Epidemics of water-borne diseases like cholera and typhus were inevitable, and duly appeared. Understanding of microbial pathology was still just round the corner.

 

The Great Stink provoked shame and outrage among Londoners
The Great Stink provoked shame and outrage among Londoners

The prevailing theory of these diseases was the “miasmatic” theory, which held that the offensive smell of feculence was itself the vehicle of disease. In a way, this was a benign misunderstanding, because it at least produced a response to London’s “Great Stink” of the 1850s, in the form of the prodigious work of Joseph Bazalgette – a system of sewers for London, which carried its effluent for down the Thames before discharging it. The Thames, then a lifeless and foul-smelling open sewer, began to cleanse itself and recover, and the incidences of cholera and typhus plummeted, but not by any means to zero. The belief that, unless it smelt foul, water was safe to drink was still bringing outbreaks.

John Snow
John Snow

In 1854, a few years before Bazalgette commenced his works, a London doctor, John Snow, had published a treatise in which he challenged the miasmatic orthodoxy, proposing instead that diseases such as cholera and typhus were water-borne. Like many who challenge orthodoxy, he was dismissed by the establishment. That was until he performed a meticulously empirical study which incontrovertibly connected a cholera outbreak with a single parish pump in Broad Street, Soho.

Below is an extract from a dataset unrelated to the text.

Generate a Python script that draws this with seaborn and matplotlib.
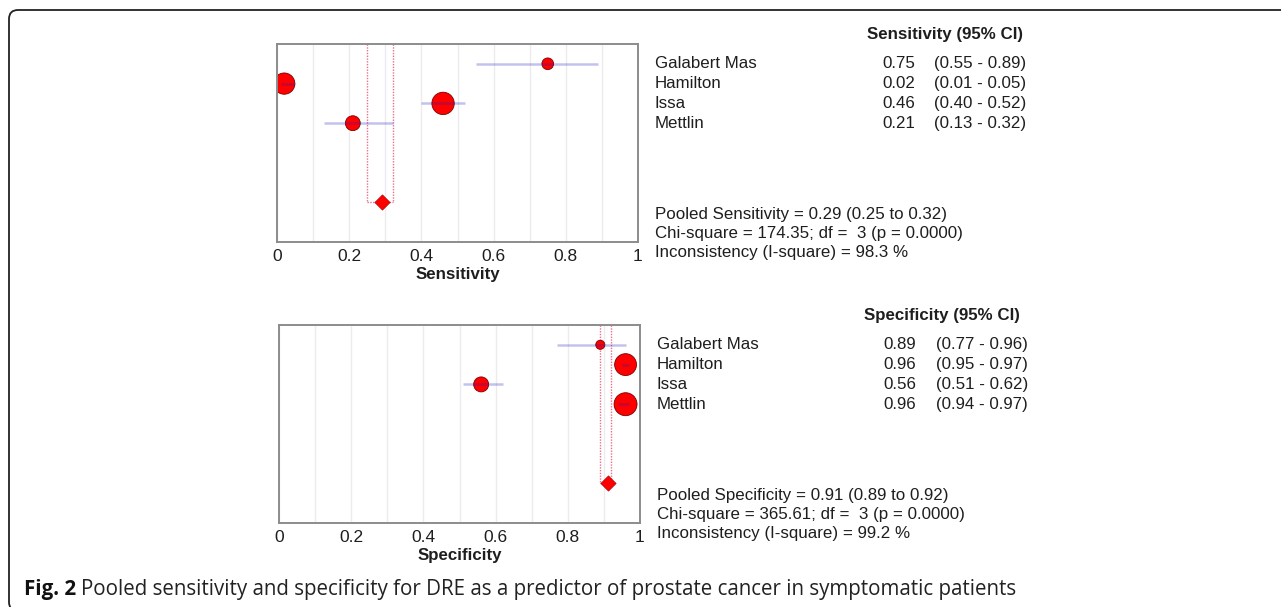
import numpy as np
import pandas as pd
import matplotlib
matplotlib.use("Agg")
import matplotlib.pyplot as plt
import matplotlib.transforms as mtransforms
from matplotlib.patches import FancyBboxPatch
import seaborn as sns

studies = ["Galabert Mas", "Hamilton", "Issa", "Mettlin"]

sens = [0.75, 0.02, 0.46, 0.21]
sens_lo = [0.55, 0.01, 0.40, 0.13]
sens_hi = [0.89, 0.05, 0.52, 0.32]
sens_weight = [10.4, 34.5, 38.1, 16.9]
sens_pooled = [0.29, 0.25, 0.32]
sens_chi = [174.35, 3, 0.0000]
sens_isq = 98.3

spec = [0.89, 0.96, 0.56, 0.96]
spec_lo = [0.77, 0.95, 0.51, 0.94]
spec_hi = [0.96, 0.97, 0.62, 0.97]
spec_weight = [6.3, 36.4, 17.1, 40.2]
spec_pooled = [0.91, 0.89, 0.92]
spec_chi = [365.61, 3, 0.0000]
spec_isq = 99.2

tick_vals = [0, 0.2, 0.4, 0.6, 0.8, 1]
tick_labels = ["0", "0.2", "0.4", "0.6", "0.8", "1"]

caption_bold = "Fig. 2"
caption = ("Pooled sensitivity and specificity for DRE as a predictor of "
           "prostate cancer in symptomatic patients")

sns.set_style("white")
plt.rcParams['font.family'] = ['Liberation Sans', 'DejaVu Sans']

fig = plt.figure(figsize=(12.81, 6.07), dpi=100)

POOLED_ROW = 8
txt_col = "#1e1e1e"


def panel(rect, name, est, lo, hi, weight, pooled, chi, isq, xcol):
    ax = fig.add_axes(rect)
    rows = np.arange(1, len(studies) + 1)
    df = pd.DataFrame({"study": studies, "est": est, "lo": lo, "hi": hi,
                       "weight": weight, "row": rows})

    # pooled CI box (dotted)
    ax.vlines([pooled[1], pooled[2]], 0, POOLED_ROW, colors="#e8708a",
              linestyles=(0, (1, 1)), lw=1, zorder=1.5)
    ax.hlines(POOLED_ROW, pooled[1], pooled[2], colors="#e8708a",
              linestyles=(0, (1, 1)), lw=1, zorder=1.5)

    sns.scatterplot(data=df, x="est", y="row", size="weight",
                    sizes=(0, 680), size_norm=(0, 100), color="#ff0000",
                    edgecolor="#7a0000", linewidth=0.6, legend=False,
                    ax=ax, zorder=2)
    ax.hlines(df["row"], df["lo"], df["hi"], colors="#2020c0", alpha=0.27,
              lw=1.8, zorder=3)

    sns.scatterplot(x=[pooled[0]], y=[POOLED_ROW], marker="D", s=60,
                    color="#ff0000", edgecolor="#b00000", linewidth=0.5,
                    ax=ax, zorder=4)

    ax.set_xlim(0, 1)
    ax.set_ylim(10, 0)
    ax.set_yticks([])
    ax.set_xticks(tick_vals)
    ax.set_xticklabels(tick_labels, fontsize=12.5, color=txt_col)
    ax.set_xticks(np.arange(0.1, 1.0, 0.2), minor=True)
    ax.grid(True, axis="x", which="both", color="#ebebf0", lw=1)
    ax.tick_params(axis="x", which="both", length=0, pad=5)
    ax.set_xlabel(name, fontsize=12.2, fontweight="bold", color=txt_col,
                  labelpad=2)
    ax.set_ylabel("")
    for sp in ax.spines.values():
        sp.set_color("#8c8c8c")
        sp.set_linewidth(1.4)

    tr = mtransforms.blended_transform_factory(fig.transFigure, ax.transData)
    fs = 12.2
    ax.text(xcol[3], -0.5, f"{name} (95% CI)", transform=tr, ha="center",
            va="center", fontsize=fs, fontweight="bold", color=txt_col)
    for r, s, e, l, h in zip(rows, studies, est, lo, hi):
        ax.text(xcol[0], r, s, transform=tr, ha="left", va="center",
                fontsize=fs, color=txt_col)
        ax.text(xcol[1], r, f"{e:.2f}", transform=tr, ha="right",
                va="center", fontsize=fs, color=txt_col)
        ax.text(xcol[2], r, f"({l:.2f} - {h:.2f})", transform=tr, ha="left",
                va="center", fontsize=fs, color=txt_col)
    lines = [
        f"Pooled {name} = {pooled[0]:.2f} ({pooled[1]:.2f} to {pooled[2]:.2f})",
        f"Chi-square = {chi[0]:.2f}; df =  {chi[1]} (p = {chi[2]:.4f})",
        f"Inconsistency (I-square) = {isq:.1f} %",
    ]
    for k, t in enumerate(lines):
        ax.text(xcol[0], 8.6 + 0.96 * k, t, transform=tr, ha="left",
                va="center", fontsize=fs, color=txt_col)
    return ax


panel([277 / 1281, 1 - 242 / 607, 361 / 1281, 198 / 607], "Sensitivity",
      sens, sens_lo, sens_hi, sens_weight, sens_pooled, sens_chi, sens_isq,
      [655 / 1281, 915 / 1281, 934 / 1281, 945 / 1281])
panel([279 / 1281, 1 - 523 / 607, 361 / 1281, 198 / 607], "Specificity",
      spec, spec_lo, spec_hi, spec_weight, spec_pooled, spec_chi, spec_isq,
      [657 / 1281, 916 / 1281, 936 / 1281, 942 / 1281])

# rounded frame around the figure
frame = FancyBboxPatch((9, -4), 1320, 601,
                       boxstyle="round,pad=0,rounding_size=9",
                       transform=mtransforms.IdentityTransform(),
                       fill=False, edgecolor="#222222", lw=1.3)
fig.patches.append(frame)

cap_y = 1 - 589 / 607
t1 = fig.text(24 / 1281, cap_y, caption_bold, fontsize=14.8,
              fontweight="bold", family=["Open Sans", "DejaVu Sans"],
              ha="left", va="center", color="#111111")
fig.canvas.draw()
bb = t1.get_window_extent(fig.canvas.get_renderer())
fig.text((bb.x1 + 5) / 1281, cap_y, caption, fontsize=14.8,
         family=["Open Sans", "DejaVu Sans"], ha="left", va="center",
         color="#222222")

fig.savefig("out.png", dpi=100)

Importantly, Snow’s evidence did not include microscopic examination of the water, which he attempted, but found inconclusive. Instead he rested his case on mapping the victims, and establishing their use of the pump. The evidence was persuasive enough that public water filtration took off, with immense benefits to public health. The first mandatory testing of public water supplies date from this time.

Later in the 19th century, a typhoid outbreak in a small Massachusetts town led an epidemiologist called William Sedgewick to investigate its water supply microscopically, and the organisms he observed led to a successful search for improved filtration techniques, and eventually to the use of additives such as chlorine to eradicate microscopic pathogens.

Today, Australians benefit from over a century’s worth of standards in public water treatment and purification, and most of us can rely on our public water being safe to drink, even if it is at times unpalatable. Inline treatment systems of growing efficiency and sophistication are now available to improve the taste and optimise the concentrations of trace elements in drinking water.